En résumé, la principale différence entre l’arbitrage et la médiation réside dans le fait que l’arbitrage débouche sur un titre exécutoire sous la forme d’un jugement arbitral, alors que la médiation se solde par un accord entre les parties qui ne constitue pas un titre exécutoire. L’exécution de l’accord de médiation est dès lors laissée à l’entière discrétion des parties ; ces dernières pouvant recourir au juge pour solliciter l’apposition de la formule exécutoire sur l’accord.
Ce rappel étant fait, la question qui se pose est celle de savoir pourquoi le législateur OHADA a adopté un texte spécifique à la médiation en sus de ceux relatifs à l’arbitrage. Pour y répondre, nous présenterons ci-dessous la réforme de l’AUM en trois points : l’importance de l’adoption de l’AUM (1), la codification de la médiation en droit OHADA (2), et le déroulement de la procédure de médiation conformément aux dispositions de l’AUM (3).

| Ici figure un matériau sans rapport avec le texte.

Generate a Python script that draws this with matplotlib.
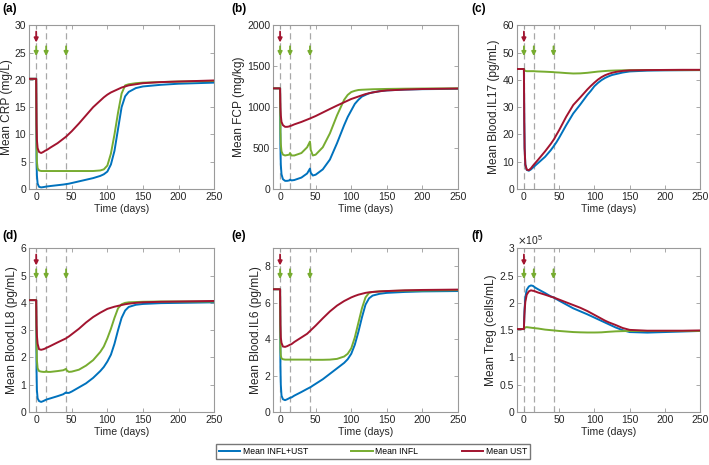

1. L’importance de l’adoption de l’AUM
Malgré l’absence d’une codification spécifique par le législateur OHADA, force est de constater que la médiation avait déjà fait son entrée dans l’espace OHADA. En effet, ces dernières années des centres de médiation ont germé dans de nombreux Etats membres de l’OHADA, notamment : le centre d’arbitrage, de médiation et de conciliation du Bénin ; le centre national d’arbitrage, de conciliation et de médiation de la République Démocratique du Congo ; le Centre d’Arbitrage de la Côte d’Ivoire (« CACI ») ; le Centre d’Arbitrage, de Médiation et de Conciliation de Ouagadougou (« CAMC-O ») ; et le Centre Permanent d’Arbitrage et de Médiation du Cameroun (« CPAM »), pour ne citer qu’eux.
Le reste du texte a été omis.